All this affability makes it hard to believe that, as Hirschberg suggested, Day-Lewis so intimidated an actor on the There Will Be Blood set that Anderson had to replace him with Paul Dano halfway into the 60-day shoot. Day-Lewis seems confused by the story. "When Lynn mentioned that to me, I was genuinely surprised," he says. "I didn't believe it. I'd be very, very sorry if that were true. It appalled me to think that it might be true. It would never be my intention. Apart from everything else, it would be self-defeating to intimidate a colleague I was working with. No matter what the rivalry is, even if it's murderous between those two characters, you're in a partnership, you're in a dance of some kind. And it's absolutely vital that you work together."

It is true that the actor originally cast in the role of the young evangelical preacher Eli Sunday was recast two months into shooting. But Day-Lewis rejects the idea that his process caused the trouble. "I suppose I always hope there's some sort of tacit understanding between myself and my colleagues that I work the way I do," he admits. "I don't expect them to work in the same way. I don't mind what way they work in to arrive at what they're trying to arrive at, as long as it doesn't interfere with me. And I really try not to interfere with them in any way, and only ever encourage them to do what they need to do to find that thing."

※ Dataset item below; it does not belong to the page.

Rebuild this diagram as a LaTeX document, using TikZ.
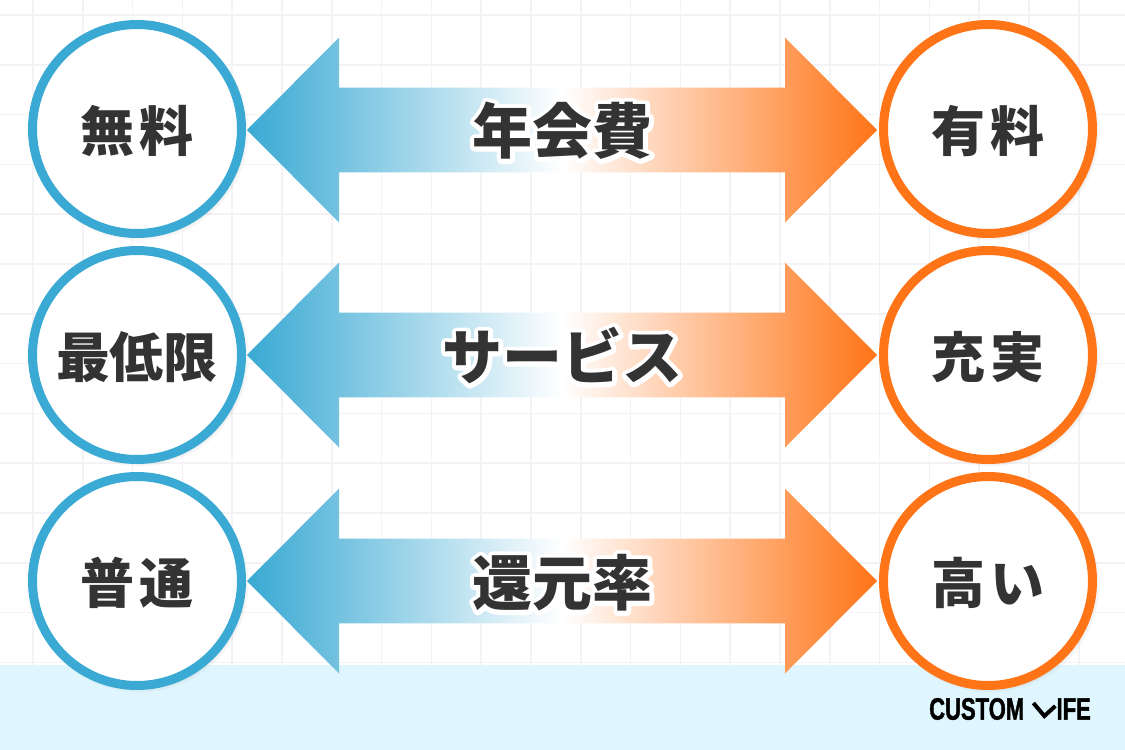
\documentclass[tikz,border=0pt]{standalone}
\usepackage{fontspec}
\setmainfont{Noto Sans CJK JP}
\newfontfamily\gapfont[LetterSpace=10]{Noto Sans CJK JP}
\newfontfamily\logofont[FakeStretch=0.71,BoldFeatures={FakeBold=1.2}]{Liberation Sans}
\definecolor{myblue}{RGB}{58,169,211}
\definecolor{myorange}{RGB}{255,116,23}
\definecolor{myink}{RGB}{51,51,51}
\definecolor{mysky}{RGB}{224,246,254}
\definecolor{mygrid}{RGB}{243,243,246}
\usetikzlibrary{calc,positioning,shadows}
\tikzstyle{endcircle}=[draw,fill=white,circle,minimum size=209pt,inner sep=0pt,line width=9pt,text=myink,text height=53pt,text depth=8pt,font=\gapfont\bfseries\fontsize{54pt}{58pt}\selectfont,circular drop shadow={shadow scale=1.05,shadow xshift=2pt,shadow yshift=-2pt,opacity=.45}]
\tikzstyle{freecircle}=[endcircle,draw=myblue]
\tikzstyle{paidcircle}=[endcircle,draw=myorange]
\tikzstyle{midlabel}=[inner sep=0pt,text=myink,text height=57.6pt,text depth=8pt,font=\bfseries\fontsize{60pt}{64pt}\selectfont]
\tikzstyle{logotext}=[inner sep=0pt,text=black,font=\logofont\bfseries\fontsize{31pt}{33pt}\selectfont]
\tikzstyle{gridline}=[draw=mygrid,line width=1.5pt]
\tikzstyle{bigarrow}=[left color=myblue,right color=myorange,middle color=white]
\newcommand{\bothways}[3]{
  \shade[bigarrow] ($(#1.east)+(1,#3)$) -- ($(#1.east)+(93,-92.5+#3)$) -- ($(#1.east)+(93,-42.4+#3)$)
    -- ($(#2.west)+(-94,-42.4+#3)$) -- ($(#2.west)+(-94,-92.5+#3)$) -- ($(#2.west)+(-2,#3)$)
    -- ($(#2.west)+(-94,92.5+#3)$) -- ($(#2.west)+(-94,42.4+#3)$)
    -- ($(#1.east)+(93,42.4+#3)$) -- ($(#1.east)+(93,92.5+#3)$) -- cycle;
}
% white rim round the middle words
\newcommand{\rimmed}[1]{\leavevmode\rlap{\special{pdf:code q 1 J 1 j 9 w 1 1 1 RG 1 Tr}#1\special{pdf:code Q}}#1}
\begin{document}
\begin{tikzpicture}[x=1pt,y=-1pt]
\useasboundingbox (0,0) rectangle (1125,750);
\fill[white] (0,0) rectangle (1125,750);
\foreach \i in {0,...,21}
  \draw[gridline] (33+49.8*\i,0) -- (33+49.8*\i,665);
\foreach \i in {0,...,13}
  \draw[gridline] (0,15+49.8*\i) -- (1125,15+49.8*\i);
\fill[mysky] (0,665) rectangle (1125,750);

\node [freecircle] (free) at (137,129) {無料};
\node [freecircle, below=8pt of free, font=\bfseries\fontsize{54pt}{58pt}\selectfont] (least) {最低限};
\node [freecircle, below=8pt of least] (normal) {普通};
\node [paidcircle, right=633pt of free] (paid) {有料};
\node [paidcircle, right=633pt of least] (full) {充実};
\node [paidcircle, right=633pt of normal] (high) {高い};

\bothways{free}{paid}{1}
\bothways{least}{full}{0}
\bothways{normal}{high}{0}

\node [midlabel] (fee) at ($(free)!.5!(paid)$) {\rimmed{年会費}};
\node [midlabel] (service) at ($(least)!.5!(full)$) {\rimmed{サービス}};
\node [midlabel] (rate) at ($(normal)!.5!(high)$) {\rimmed{還元率}};

\node [logotext, anchor=west] (custom) at (929,709) {CUSTOM};
\node [logotext, anchor=east] (ife) at (1091,709) {IFE};
\draw [line width=4pt] ($(ife.west)+(-23,-6)$) -- ($(ife.west)+(-12,7)$) -- ($(ife.west)+(-1,-3)$);
\end{tikzpicture}
\end{document}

When I initially let the topic go, he brings the conversation back. "Just to return to that question," he says, the article "also kind of suggested that Leo [DiCaprio, on Gangs of New York] felt the same way about me, and I just don't think that's true. Leo is a very strong, independent, serious actor. He's wonderful. And he knows how it works. He may not have liked me during that time, I don't know. We get on very, very well. I'm very fond of him. I've never discussed it with him. He never suggested to me that I was making his life difficult in any way. And I don't think I was."

"Look," he concludes, "everyone has insecurities. Every single person on the set at one time goes through a moment of black despair about what it is they're trying to do. They're all subject to those weighty questions that seem to press us into the ground sometimes. And it's possible one might be insensitive to the needs of somebody who's spinning off course, because you're taken with a fever, just like all those oil prospectors were — all driving forwards.

"All that I ever hope for from any colleague is that when the collision takes place in front of the camera that there's a recognizable human being there, telling the truth. Speaking, listening, responding. I don't care how extreme that process is."

Dano had already been indoctrinated in the Day-Lewis experience when he played the teenage Thaddius in The Ballad of Jack and Rose ("a boy with a face like a blade," Manohla Dargis wrote in The New York Times. After There Will Be Blood, he suggests that working with Day-Lewis is far less frightening than inspiring. "I think there's a general feeling about Daniel that what he does is abnormal," Dano says by phone from New York, where he's appearing off-Broadway in The Things We Want. "But I have to say, when you're there with him, it could not make more perfect sense. He's doing what he has to do to give the best performance he can, and he has the nerve and passion and commitment to do it."